JAKARTA - Bulan ini, pengadilan di Kolombia mengadakan persidangan pertama di metaverse dan berharap dapat melakukan eksperimen lagi dengan realitas virtual.
Dalam persidangan selama dua jam yang diadakan oleh Pengadilan Administrasi Magdalena Kolombia, peserta perselisihan lalu lintas muncul sebagai avatar di pengadilan virtual. Avatar hakim Maria Quinones Triana berpakaian jubah hitam juga muncul.
Dilaporkan Reuters, Negara tersebut termasuk yang pertama di dunia dalam menguji persidangan hukum sungguhan di metaverse, yaitu teknologi realitas virtual yang membuat ruang digital terasa lebih hidup, sering kali dengan avatar yang mewakili setiap peserta.
"Sensasinya lebih nyata daripada panggilan video," kata Quinones kepada Reuters pada hari Jumat, 24 Februari.
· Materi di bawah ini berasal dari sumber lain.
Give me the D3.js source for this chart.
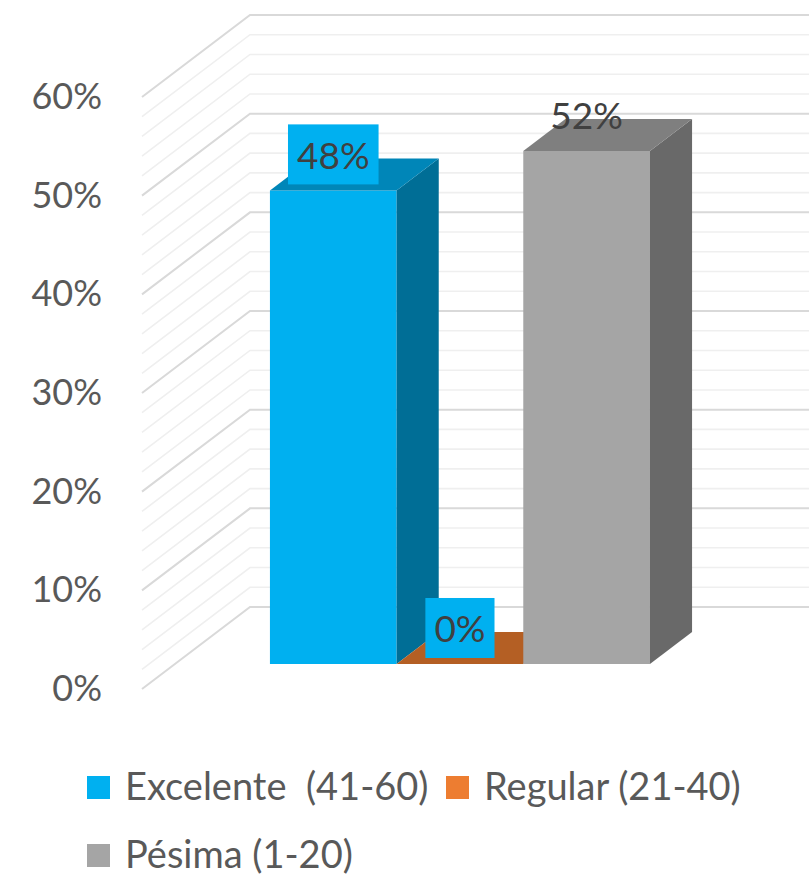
<!DOCTYPE html>
<html>
<head>
<meta charset="utf-8">
<script src="https://cdn.jsdelivr.net/npm/d3@7"></script>
<style>
  html, body { margin: 0; padding: 0; background: #ffffff; }
  svg { display: block; }
  text { font-family: Lato, "Open Sans", sans-serif; }
</style>
</head>
<body>
<svg id="chart" width="809" height="881"></svg>
<script>
// ---- data ----
const categories = ["Excelente  (41-60)", "Regular (21-40)", "Pésima (1-20)"];
const values = [0.48, 0.00, 0.52];
const dataLabels = ["48%", "0%", "52%"];
const yTickValues = [0, 0.1, 0.2, 0.3, 0.4, 0.5, 0.6];
const gridValues = [0, 0.02, 0.04, 0.06, 0.08, 0.1, 0.12, 0.14, 0.16, 0.18, 0.2,
  0.22, 0.24, 0.26, 0.28, 0.3, 0.32, 0.34, 0.36, 0.38, 0.4,
  0.42, 0.44, 0.46, 0.48, 0.5, 0.52, 0.54, 0.56, 0.58, 0.6];
const frontColors = ["#00B0F0", "#ED7D31", "#A5A5A5"];
const topColors = ["#0086B8", "#B45F24", "#7F7F7F"];
const sideColors = ["#006E96", "#9C4E1B", "#696969"];
const labelFills = ["#00B0F0", "#00B0F0", "none"];

// ---- layout ----
const svg = d3.select("#chart");
const DX = -108, DY = 82;           // depth offset for z = 1 (back wall -> front edge)
const zFront = 0.695, zBack = 0.305; // bar depth planes
const wallLeft = 250, wallRight = 809;

const y = d3.scaleLinear().domain([0, 0.6]).range([607, 15]);       // back wall plane
const yFront = d3.scaleLinear().domain([0, 0.6]).range([607 + DY, 15 + DY]); // front edge
const x = d3.scaleBand().domain(categories).range([345, 725]).padding(0);

const P = (xb, v, z) => [xb + DX * z, y(v) + DY * z];
const line = d3.line();

// ---- gridlines ----
const grid = svg.append("g");
gridValues.forEach(v => {
  const major = Math.abs(Math.round(v * 10) - v * 10) < 1e-6;
  const col = major ? "#D9D9D9" : "#EFEFEF";
  grid.append("path")
    .attr("d", line([[wallLeft + DX, y(v) + DY], [wallLeft, y(v)], [wallRight, y(v)]]))
    .attr("fill", "none")
    .attr("stroke", col)
    .attr("stroke-width", major ? 2 : 1.6);
});

// ---- axis ----
const axis = svg.append("g")
  .attr("transform", "translate(108,0)")
  .call(d3.axisLeft(yFront).tickValues(yTickValues).tickFormat(d3.format(".0%")).tickSize(0).tickPadding(6));
axis.select(".domain").remove();
axis.selectAll("text")
  .attr("font-family", "Lato, 'Open Sans', sans-serif")
  .attr("font-size", 36)
  .attr("fill", "#595959");

// ---- bars ----
const bars = svg.append("g");
categories.forEach((c, i) => {
  const x0 = x(c), x1 = x(c) + x.bandwidth(), v = values[i];
  const g = bars.append("g");
  g.append("path")
    .attr("d", line([P(x0, 0, zFront), P(x1, 0, zFront), P(x1, v, zFront), P(x0, v, zFront)]) + "Z")
    .attr("fill", frontColors[i]);
  g.append("path")
    .attr("d", line([P(x1, 0, zFront), P(x1, 0, zBack), P(x1, v, zBack), P(x1, v, zFront)]) + "Z")
    .attr("fill", sideColors[i]);
  g.append("path")
    .attr("d", line([P(x0, v, zFront), P(x1, v, zFront), P(x1, v, zBack), P(x0, v, zBack)]) + "Z")
    .attr("fill", topColors[i]);
});

// ---- data labels ----
const lab = svg.append("g");
categories.forEach((c, i) => {
  const cx = x(c) + x.bandwidth() / 2 + DX * zFront;
  const cy = y(values[i]) + DY * zFront - 36;
  const t = lab.append("text")
    .attr("x", cx).attr("y", cy)
    .attr("text-anchor", "middle")
    .attr("dominant-baseline", "central")
    .attr("font-size", 37)
    .attr("fill", "#404040")
    .text(dataLabels[i]);
  if (labelFills[i] !== "none") {
    const w = t.node().getComputedTextLength();
    lab.insert("rect", function() { return t.node(); })
      .attr("x", cx - w / 2 - 9).attr("y", cy - 30)
      .attr("width", w + 18).attr("height", 60)
      .attr("fill", labelFills[i]);
  }
});

// ---- legend ----
const legendPos = [[87, 776], [446, 776], [87, 844]];
const leg = svg.append("g");
categories.forEach((c, i) => {
  const [lx, ly] = legendPos[i];
  leg.append("rect").attr("x", lx).attr("y", ly).attr("width", 23).attr("height", 23)
    .attr("fill", frontColors[i]);
  leg.append("text")
    .attr("x", lx + 38).attr("y", ly + 24)
    .attr("font-size", 38)
    .attr("fill", "#595959")
    .attr("xml:space", "preserve")
    .style("white-space", "pre")
    .text(c);
});
</script>
</body>
</html>
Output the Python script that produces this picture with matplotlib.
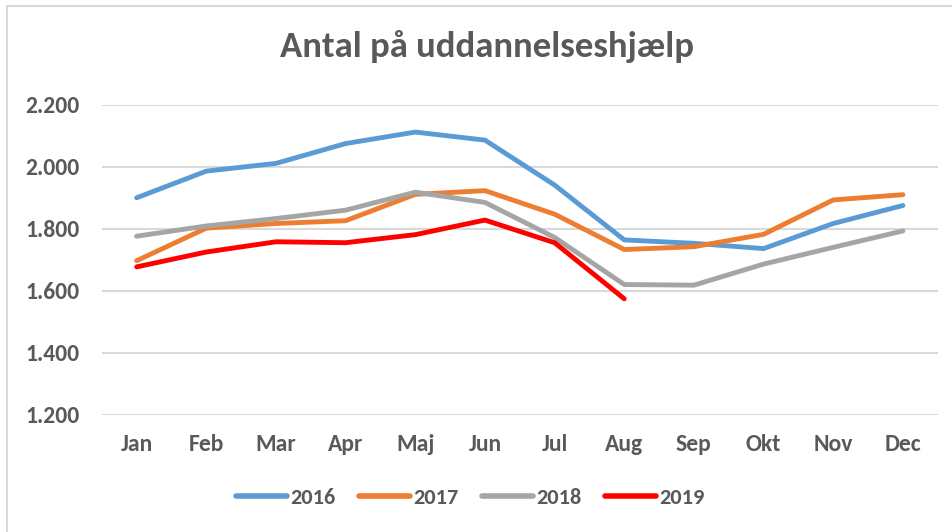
import matplotlib.pyplot as plt
from matplotlib.patches import Rectangle
from matplotlib.ticker import FuncFormatter

plt.rcParams['font.family'] = ['Carlito', 'Liberation Sans Narrow', 'Liberation Sans', 'DejaVu Sans']

months = ['Jan', 'Feb', 'Mar', 'Apr', 'Maj', 'Jun', 'Jul', 'Aug', 'Sep', 'Okt', 'Nov', 'Dec']
y2016 = [1900, 1986, 2011, 2075, 2112, 2086, 1941, 1764, 1753, 1736, 1817, 1875]
y2017 = [1697, 1802, 1817, 1826, 1911, 1923, 1847, 1733, 1742, 1782, 1893, 1910]
y2018 = [1776, 1809, 1833, 1860, 1918, 1885, 1772, 1620, 1618, 1686, 1740, 1793]
y2019 = [1677, 1725, 1758, 1755, 1781, 1828, 1755, 1574]
yticks = [1200, 1400, 1600, 1800, 2000, 2200]

text_col = '#595959'

fig = plt.figure(figsize=(9.52, 5.32), dpi=100)
ax = fig.add_axes([0.107, 0.2205, 0.878, 0.5825])

# chart border (light gray)
fig.patches.append(Rectangle((7 / 952, -0.1), 1.2, 1 - 6 / 532 + 0.1, transform=fig.transFigure,
                             fill=False, edgecolor='#D9D9D9', linewidth=1.5))

series = [('2016', y2016, '#5B9BD5'), ('2017', y2017, '#ED7D31'),
          ('2018', y2018, '#A5A5A5'), ('2019', y2019, '#FF0000')]
x = list(range(len(months)))
for name, vals, col in series:
    ax.plot(x[:len(vals)], vals, color=col, linewidth=3.5, label=name,
            solid_capstyle='round', solid_joinstyle='round', clip_on=False, zorder=3)

ax.set_xlim(-0.5, len(months) - 0.5)
ax.set_ylim(1200, 2200)
ax.set_yticks(yticks)
ax.yaxis.set_major_formatter(FuncFormatter(lambda v, p: f'{int(v):,}'.replace(',', '.')))
ax.set_xticks(x)
ax.set_xticklabels(months)
ax.grid(axis='y', color='#D9D9D9', linewidth=1.5, zorder=0)
ax.set_axisbelow(True)
for s in ax.spines.values():
    s.set_visible(False)
ax.tick_params(length=0, labelsize=17, labelcolor=text_col)
ax.tick_params(axis='y', pad=16)
ax.tick_params(axis='x', pad=14)
for lbl in ax.get_xticklabels() + ax.get_yticklabels():
    lbl.set_fontweight('bold')

fig.text(0.512, 0.893, 'Antal på uddannelseshjælp', ha='center', va='baseline',
         fontsize=26.5, fontweight='bold', color=text_col)

leg = fig.legend(loc='center', bbox_to_anchor=(0.494, 0.064), ncol=4, frameon=False,
                 handlelength=2.3, handletextpad=0.15, columnspacing=1.05,
                 borderpad=0, prop={'size': 16, 'weight': 'bold'})
for t in leg.get_texts():
    t.set_color(text_col)
for h in leg.get_lines():
    h.set_linewidth(4)

fig.savefig('out.png', dpi=100)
Ia menggambarkan pengalaman di metaverse sebagai "luar biasa." Di Zoom, katanya, "Banyak orang mematikan kamera mereka, Anda tidak tahu apa yang mereka lakukan."
Kasus yang dibawa oleh serikat transportasi regional melawan polisi sebagian akan berlanjut di metaverse, termasuk mungkin putusannya, kata Quinones. Dia tidak menutup kemungkinan persidangan di metaverse di tempat lain.
"Ini adalah eksperimen akademik untuk menunjukkan bahwa ini mungkin dilakukan... tetapi di mana setiap orang menyetujuinya, (pengadilan saya) dapat terus melakukan hal-hal di metaverse," tambahnya.
Sementara persidangan hukum semakin banyak dilakukan melalui panggilan video yang diadakan oleh Zoom dan Google, sedikit yang telah bereksperimen dengan metaverse, sebuah ruang yang Meta , Microsoft , dan raksasa teknologi lainnya sedang berlomba-lomba untuk membangunnya.
Contoh awal wawancara dan pertemuan di metaverse telah dicemooh karena visualisasi kartun yang cenderung kurang mulus. Namun, persidangan pengadilan Kolombia pada 15 Februari - disiarkan ke YouTube - berjalan tanpa terlalu banyak masalah, kecuali beberapa gerakan kamera yang membuat pusing dan beberapa gerakan yang terdistorsi.
Quinones menegaskan legitimasi konstitusional dari persidangan virtual, tetapi mengakui bahwa eksperimen ini tidak populer, dengan 70% penolakan di antara penonton.
Juan David Gutierrez, seorang profesor kebijakan publik di Universitas Rosario Kolombia, mengatakan bahwa penggunaan metaverse dalam persidangan hukum masih jauh dari sempurna.
BACA JUGA:
"Anda memerlukan perangkat keras untuk melakukan ini yang hanya dimiliki oleh sedikit orang. Dan itu menimbulkan pertanyaan tentang aksesibilitas terhadap keadilan dan kesetaraan," katanya kepada Reuters.
Quinones setuju bahwa biaya dan aksesibilitas harus dibahas. Namun, dia memperjuangkan penggunaan metaverse dalam kasus penyalahgunaan, misalnya, di mana peserta dapat berbagi ruang tanpa harus melihat satu sama lain secara fisik.
Gutierrez mengatakan bahwa para hakim di Kolombia sedang mencari cara untuk meredakan sistem peradilan yang kelebihan beban.
"Kita menciptakan ilusi bahwa teknologi akan membuat segalanya lebih efisien, tetapi kadang-kadang justru sebaliknya," kata Gutierrez.